Cesar handed the leashes to my 12-year-old daughter Sophie, who’s never owned a dog. He gave her a few pointers (head up, arms relaxed, stay in front, walk with purpose), and we began climbing a steep dirt trail. The dogs followed quietly until Sophie glanced back and pulled the leashes a little tauter. Immediately, the dogs began scattering. “Align yourself, sweetheart,” Cesar said. Sophie straightened her back and lowered her arms. The dogs snapped back into formation. “You saw how a little girl did it better than you?” Cesar said. “They’re following the pack leader”
We sat in the shade near a little waterfall Cesar built for his deceased beloved pit bull, named Daddy, while he sketched a plan for turning “crazy kids” into pack leaders. First, he suggested, reboot with just a few teenagers. Pick the quietly confident ones and match them with dogs that are not too shy, not too eager. Start with a brisk walk, eyes forward, and keep a good distance apart. Before long, Cesar promised, Luis could blend in all the other kids and dogs. “What you’re doing is really important,” he concluded. “You just have to do it right.”

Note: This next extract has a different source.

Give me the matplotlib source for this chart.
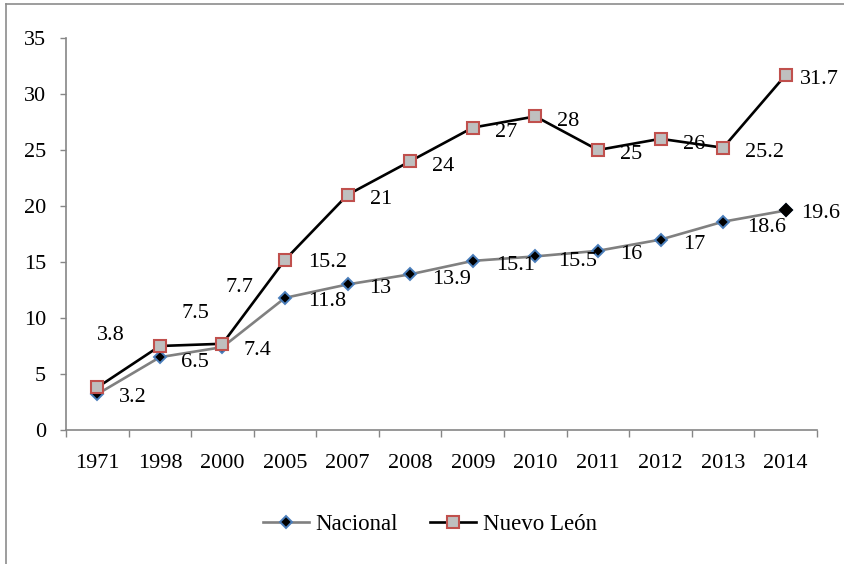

By that afternoon, I’d absorbed a batch of tips to try on Sherman: Never use fear; dominant isn’t the same as dominate. Get your own mood in order, because whatever you’re feeling travels down the leash. Lead with purpose and leave the bush-sniffing for later; the walk should feel like work, not a wander.
“There’s only one language in the animal kingdom and that’s energy,” Cesar likes to say. Just before we left, I was surprised to spot a familiar long face on Cesar’s land. Cesar has a few donkeys on the property from its days as a working ranch, and it gave me the chance to teach the Whisperer a little something. I scratched inside the donkey’s ears, and when its neck arched with pleasure, Cesar burst out laughing.
“Ha ha! Now I know your secret!” Cesar shouted, which made me feel great until I realized he wasn’t talking to me.